Hace bastante frío y no apetece, qué ironía después de tanto esfuerzo, quedarse demasiado tiempo en la cima

Quizá, de forma instintiva, bajamos la guardia porque poco después pierdo la orientación y nos vamos desviando cada vez más hacia la izquierda. No es una cuestión menor, pues hay que encontrar la entrada al Hachar para no terminar enriscados en una pared sin paso. Me doy cuenta definitivamente de mi error cuando ya asoma la cima de Collaradeta, la cumbre menor del macizo. No queda otra que volver sobre nuestros pasos hasta encontrar los cubilares que dan paso al Hachar. Perdemos muchísimo tiempo y unas fuerzas que no nos sobran.

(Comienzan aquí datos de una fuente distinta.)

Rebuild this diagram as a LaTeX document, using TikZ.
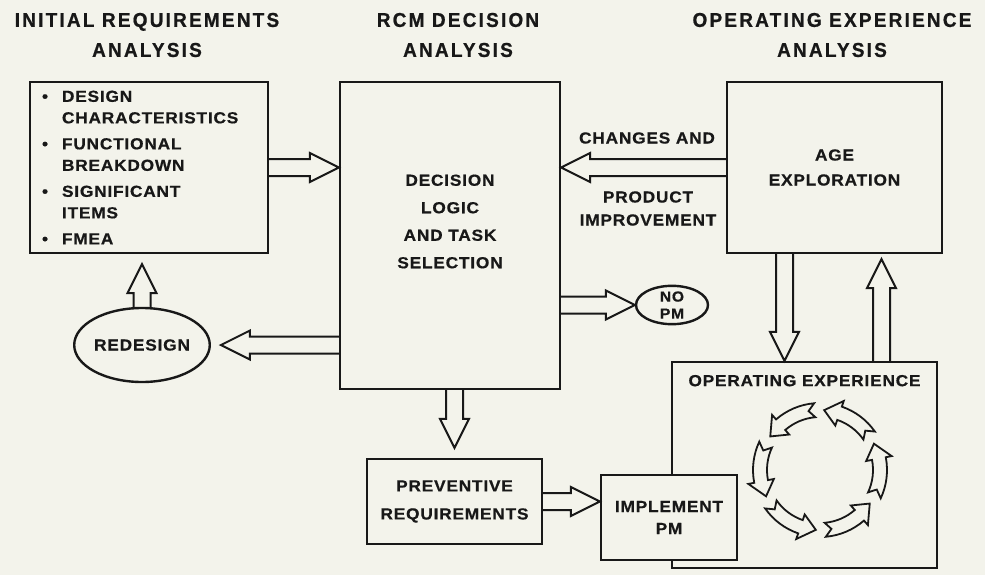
\documentclass[tikz,border=0pt]{standalone}
\usepackage{fontspec}
\setmainfont{Liberation Sans}
\newfontfamily\headfont{Liberation Sans}[LetterSpace=11,FakeStretch=0.95,BoldFeatures={FakeBold=0.8}]
\newfontfamily\boxfont{Liberation Sans}[LetterSpace=5,FakeStretch=1.08,BoldFeatures={FakeBold=0.6}]
\usetikzlibrary{positioning,calc,shapes.geometric}

\definecolor{paper}{RGB}{243,243,235}
\definecolor{ink}{RGB}{24,24,24}

\tikzset{
  heading/.style={font=\headfont\bfseries\fontsize{20}{30}\selectfont, text=ink, align=center, inner sep=0pt},
  boxtext/.style={font=\boxfont\bfseries\fontsize{16}{26}\selectfont, text=ink, align=center, inner sep=0pt},
  block/.style={boxtext, draw=ink, line width=2.4pt},
  oval/.style={block, ellipse},
  fatline/.style={draw=ink, line width=2pt, line join=miter},
}

% hollow block arrow from #1 to #2
\newcommand{\fatarrow}[2]{%
  \draw[fatline] let \p1=(#1), \p2=(#2), \n1={atan2(\y2-\y1,\x2-\x1)}, \n2={veclen(\x2-\x1,\y2-\y1)} in
    [shift={(\p1)}, rotate=\n1]
    (0pt,-8.5pt) -- ({(\n2-29)*1pt},-8.5pt) -- ({(\n2-29)*1pt},-14.5pt) -- ({\n2*1pt},0pt)
    -- ({(\n2-29)*1pt},14.5pt) -- ({(\n2-29)*1pt},8.5pt) -- (0pt,8.5pt);}
\newcommand{\bul}{\makebox[20pt][l]{\textbullet}}
\newcommand{\nobul}{\makebox[20pt]{}}

\begin{document}
\begin{tikzpicture}[x=1pt, y=-1pt]
    \fill[paper] (0,0) rectangle (985,575);
    \useasboundingbox (0,0) rectangle (985,575);

    % column headings
    \node[heading] (hinit) at (147,35) {INITIAL REQUIREMENTS\\ANALYSIS};
    \node[heading] (hrcm) at (458,35) {RCM DECISION\\ANALYSIS};
    \node[heading] (hop) at (832,35) {OPERATING EXPERIENCE\\ANALYSIS};

    % left column
    \node[block, minimum width=238, minimum height=171, text width=214, align=left,
          font=\boxfont\bfseries\fontsize{16}{21.5}\selectfont] (init) at (149,167.5) {
        \bul DESIGN\\ \nobul CHARACTERISTICS\\[4.5pt]
        \bul FUNCTIONAL\\ \nobul BREAKDOWN\\[4.5pt]
        \bul SIGNIFICANT\\ \nobul ITEMS\\[4.5pt]
        \bul FMEA
    };
    \node[oval, minimum width=130, minimum height=74] (redesign) at (142,345) {REDESIGN};

    % middle column
    \node[block, minimum width=220, minimum height=307] (rcm) at (450,235.5) {};
    \node[boxtext, font=\boxfont\bfseries\fontsize{16}{27.5}\selectfont] (rcmtext) at ([yshift=14pt]rcm.center)
        {DECISION\\LOGIC\\AND TASK\\SELECTION};
    \node[oval, minimum width=72, minimum height=34, font=\boxfont\bfseries\fontsize{14.5}{17}\selectfont] (nopm) at (672,305) {NO\\PM};
    \node[block, minimum width=175, minimum height=85, font=\boxfont\bfseries\fontsize{16}{28}\selectfont] (prev) at (454.5,501.5)
        {PREVENTIVE\\REQUIREMENTS};

    % right column
    \node[block, minimum width=215, minimum height=171, font=\boxfont\bfseries\fontsize{16}{25}\selectfont] (age) at (834.5,167.5)
        {AGE\\EXPLORATION};
    \node[boxtext] (changes) at (647,138) {CHANGES AND};
    \node[boxtext, font=\boxfont\bfseries\fontsize{16}{23}\selectfont] (product) at (648,208.5) {PRODUCT\\IMPROVEMENT};
    \node[block, minimum width=265, minimum height=206] (op) at (804.5,465) {};
    \node[boxtext, below=14pt of op.north] (optitle) {OPERATING EXPERIENCE};
    \node[block, fill=paper, minimum width=136, minimum height=85, font=\boxfont\bfseries\fontsize{16}{22}\selectfont] (impl) at (669,517.5)
        {IMPLEMENT\\PM};

    % operating cycle
    \begin{scope}[shift={(820,470)}]
        \foreach \a in {0,60,...,300} {
            \draw[fatline, line width=1.8pt] ({\a-25}:67pt) arc[start angle=\a-25, end angle=\a+11, radius=67pt]
                -- ({\a+11}:73pt) -- ({\a+26}:60pt) -- ({\a+11}:47pt) -- ({\a+11}:53pt)
                arc[start angle=\a+11, end angle=\a-25, radius=53pt] -- ({\a-19}:60pt) -- cycle;
        }
    \end{scope}

    % block arrows
    \coordinate (agedown) at ($(age.south)+(-50,0)$);
    \coordinate (ageup) at ($(age.south)+(47,0)$);
    \fatarrow{init.east}{init.east -| rcm.west}
    \fatarrow{age.west}{age.west -| rcm.east}
    \fatarrow{rcm.east |- nopm.west}{nopm.west}
    \fatarrow{rcm.west |- redesign.east}{[xshift=10pt]redesign.east}
    \fatarrow{redesign.north}{$(redesign.north |- init.south)+(0,10)$}
    \fatarrow{prev.north |- rcm.south}{$(prev.north)+(0,-10)$}
    \fatarrow{prev.east}{prev.east -| impl.west}
    \fatarrow{agedown}{agedown |- op.north}
    \fatarrow{ageup |- op.north}{$(ageup)+(0,5)$}
\end{tikzpicture}
\end{document}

Finalmente, y a sabiendas de que aún debemos remontar una loma para asomarnos al sendero, vemos una hilera de mojones de piedra que desciende por un barranco y, hartos de tanto ir y venir, la seguimos durante un rato, perdiendo altura rápidamente, hasta que, ya a la vista la pista de la Trapa en un claro del bosque, tenemos que seguir entre los árboles sin sendero alguno. Pero ya hemos superado el farallón de rocas y alcanzamos la pista pasadas las dos y media de la tarde.

Ocho horas y 45 minutos después, y tras perder el camino en la bajada, estamos en Villanúa de nuevo

¿Hacia dónde ir? A la izquierda, se dirige al refugio de la Espata y a la derecha, al de la Trapa. ¿Estaremos más cerca de uno o de otro? Al final, optamos por caminar hacia el de la Trapa. Una mesa a la sombra de un árbol nos espera. Son casi las tres de la tarde.

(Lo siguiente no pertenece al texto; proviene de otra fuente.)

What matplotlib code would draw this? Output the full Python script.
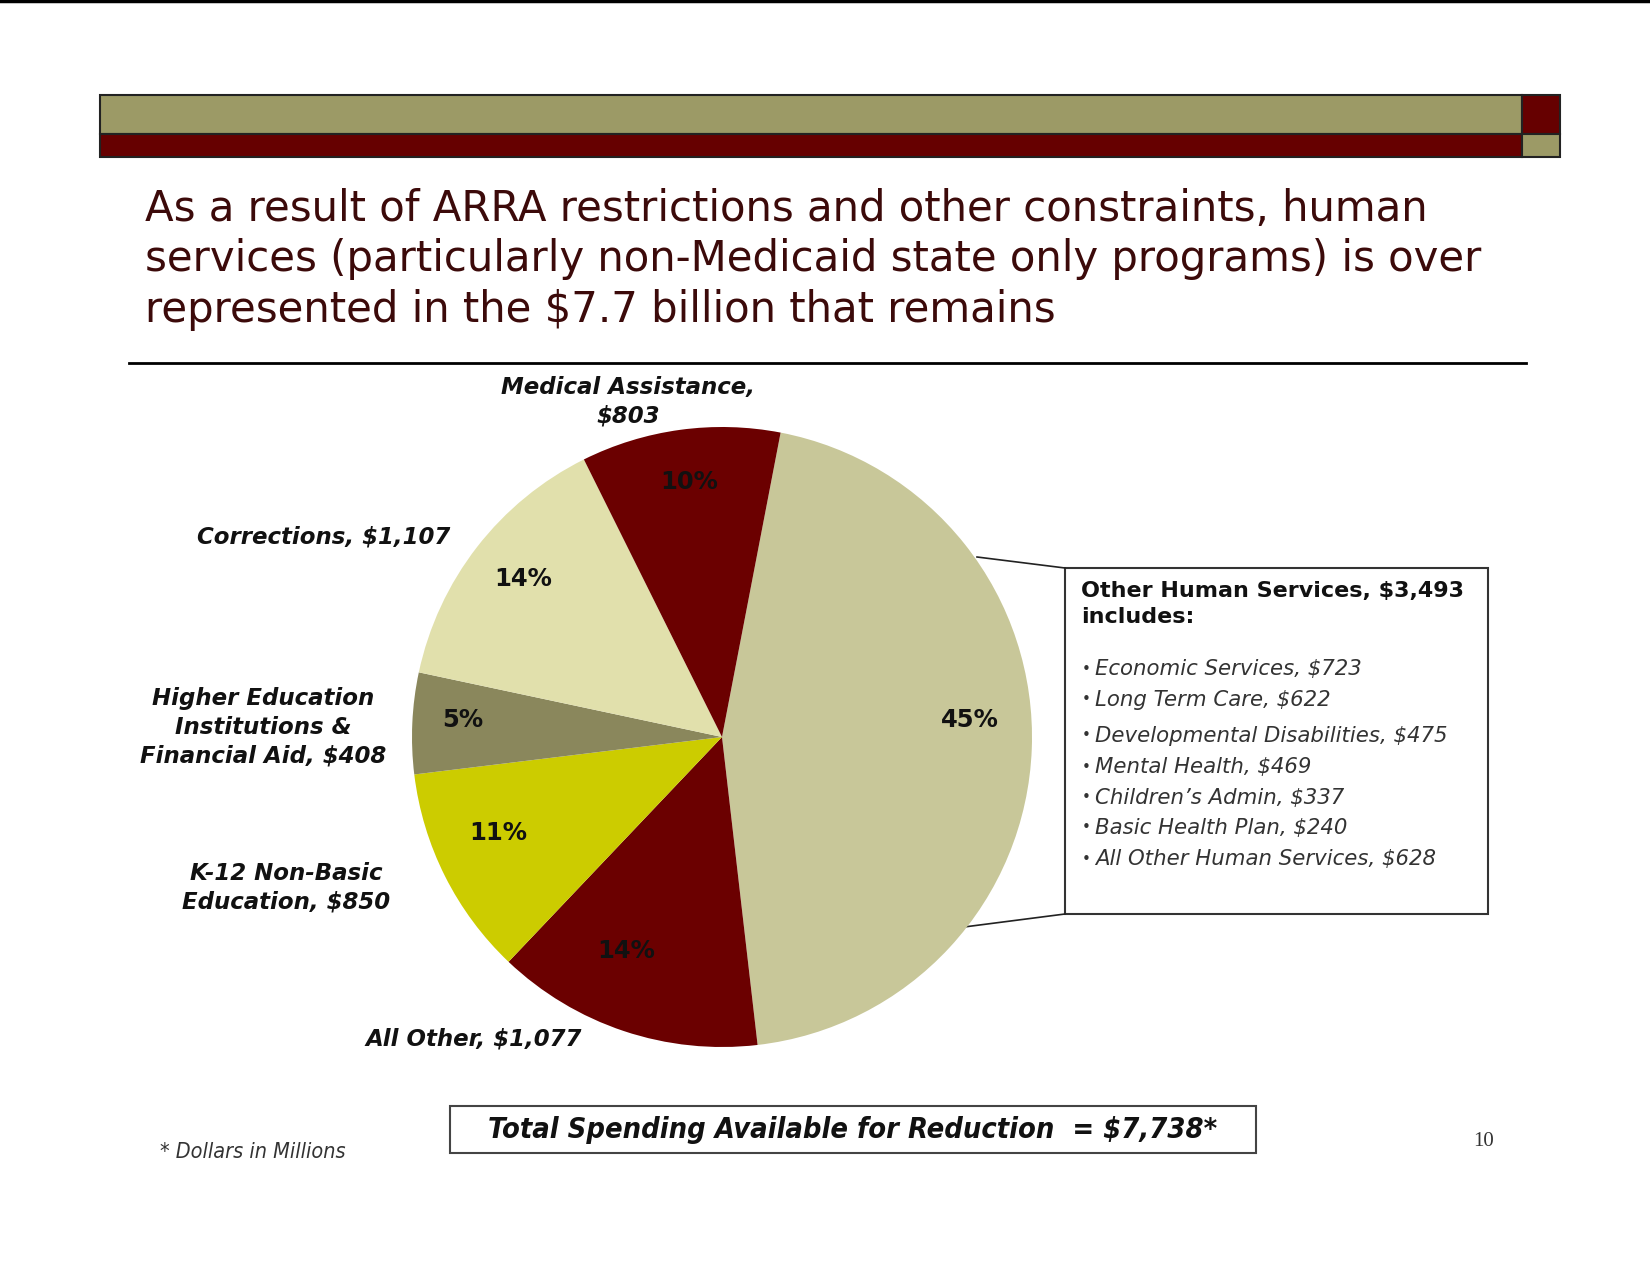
import matplotlib
matplotlib.use('Agg')

import matplotlib.pyplot as plt
from matplotlib.patches import Rectangle

# ==============================
# DATA
# ==============================

categories = ["Other Human Services", "All Other", "K-12 Non-Basic Education",
              "Higher Education", "Corrections", "Medical Assistance"]
values = [3493, 1077, 850, 408, 1107, 803]
slice_colors = ["#C8C799", "#6B0000", "#CCCC00", "#8A875C", "#E1E0AC", "#6B0000"]

outer_labels = ["Medical Assistance,\n$803", "Corrections, $1,107",
                "Higher Education\nInstitutions &\nFinancial Aid, $408",
                "K-12 Non-Basic\nEducation, $850", "All Other, $1,077"]
outer_xy = [(628, 402), (324, 537), (263, 727), (286, 888), (474, 1039)]
# percent label spots, in pie radius units (same order as values)
pct_xy = [(0.80, 0.055), (-0.31, -0.69), (-0.723, -0.31),
          (-0.835, 0.055), (-0.642, 0.51), (-0.106, 0.823)]

box_title = "Other Human Services, $3,493\nincludes:"
box_items = ["Economic Services, $723", "Long Term Care, $622",
             "Developmental Disabilities, $475", "Mental Health, $469",
             "Children\u2019s Admin, $337", "Basic Health Plan, $240",
             "All Other Human Services, $628"]
box_item_y = [669, 700, 736, 767, 798, 828, 859]

title_lines = ["As a result of ARRA restrictions and other constraints, human",
               "services (particularly non-Medicaid state only programs) is over",
               "represented in the $7.7 billion that remains"]

W, H = 1650, 1275
OLIVE = "#9C9A66"
MAROON = "#660000"

fig = plt.figure(figsize=(W / 100, H / 100), dpi=100)
fig.patch.set_facecolor("white")

# background axes in pixel coordinates
bg = fig.add_axes([0, 0, 1, 1])
bg.set_xlim(0, W)
bg.set_ylim(H, 0)
bg.axis("off")

# top edge line
bg.plot([0, W], [1, 1], color="black", lw=2.5)

# header bars
bg.add_patch(Rectangle((100, 95), 1422, 39, facecolor=OLIVE, edgecolor="#222222", lw=1.5))
bg.add_patch(Rectangle((100, 134), 1422, 23, facecolor=MAROON, edgecolor="#222222", lw=1.5))
bg.add_patch(Rectangle((1522, 95), 38, 39, facecolor=MAROON, edgecolor="#222222", lw=1.5))
bg.add_patch(Rectangle((1522, 134), 38, 23, facecolor=OLIVE, edgecolor="#222222", lw=1.5))

# title
for i, line in enumerate(title_lines):
    bg.text(145, 209 + i * 50.5, line, fontsize=30.2, color="#3C0A0A",
            ha="left", va="center", family="DejaVu Sans")

# rule under title
bg.plot([129, 1526], [363, 363], color="black", lw=2)

# connector lines from pie to box
bg.plot([977, 1065], [557, 568], color="#222222", lw=1.2)
bg.plot([964, 1065], [927, 914], color="#222222", lw=1.2)

# box of sub-items
bg.add_patch(Rectangle((1065, 568), 423, 346, facecolor="white", edgecolor="#333333", lw=1.5))
bg.text(1081, 604, box_title, fontsize=16, fontweight="bold", color="#111111",
        ha="left", va="center", linespacing=1.4)
for y, item in zip(box_item_y, box_items):
    bg.text(1082, y, "\u2022", fontsize=11, color="#333333", ha="left", va="center")
    bg.text(1095, y, item, fontsize=15.3, style="italic", color="#333333",
            ha="left", va="center")

# outer labels
for (x, y), lab in zip(outer_xy, outer_labels):
    bg.text(x, y, lab, fontsize=16.5, fontweight="bold", style="italic",
            color="#111111", ha="center", va="center", linespacing=1.32)

# footer
bg.add_patch(Rectangle((450, 1106), 806, 47, facecolor="white", edgecolor="#444444", lw=1.5))
bg.text(853, 1130, "Total Spending Available for Reduction  = $7,738*", fontsize=20.8,
        fontweight="bold", style="italic", fontstretch="condensed", ha="center",
        va="center", color="#111111", family="DejaVu Sans")
bg.text(160, 1152, "* Dollars in Millions", fontsize=15.5, style="italic",
        fontstretch="condensed", ha="left", va="center", color="#333333",
        family="DejaVu Sans")
bg.text(1484, 1142, "10", fontsize=15, ha="center", va="center", color="#333333",
        family=["Liberation Serif", "DejaVu Serif"])

# ==============================
# PIE
# ==============================

cx, cy, r = 722, 737, 310
pie_ax = fig.add_axes([(cx - r) / W, (H - cy - r) / H, 2 * r / W, 2 * r / H])
wedges, texts, autotexts = pie_ax.pie(
    values, colors=slice_colors, startangle=79.1, counterclock=False,
    autopct="%1.0f%%", pctdistance=0.8,
    wedgeprops=dict(linewidth=0), textprops=dict(fontsize=17.5, fontweight="bold",
                                                 color="#111111"))
for t, xy in zip(autotexts, pct_xy):
    t.set_position(xy)
pie_ax.set_xlim(-1, 1)
pie_ax.set_ylim(-1, 1)
pie_ax.set_aspect("equal")
pie_ax.axis("off")

fig.savefig("out.png", dpi=100)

Hacemos un alto para comer algo y apurar los últimos tragos de agua y seguimos bajando por el cómodo sendero que ya conocemos de la subida (el cansancio extra por la pérdida del camino nos lleva a dejar para mejor ocasión el descenso por el barranco de los Azús, como era nuestra intención). A las cuatro de la tarde estamos en Villanúa, ocho horas y cuarenta y cinco minutos después de comenzar la subida a Collarada. La “excursión” ha terminado. Y a mí me ha llevado algo más de ocho líneas desmenuzarla.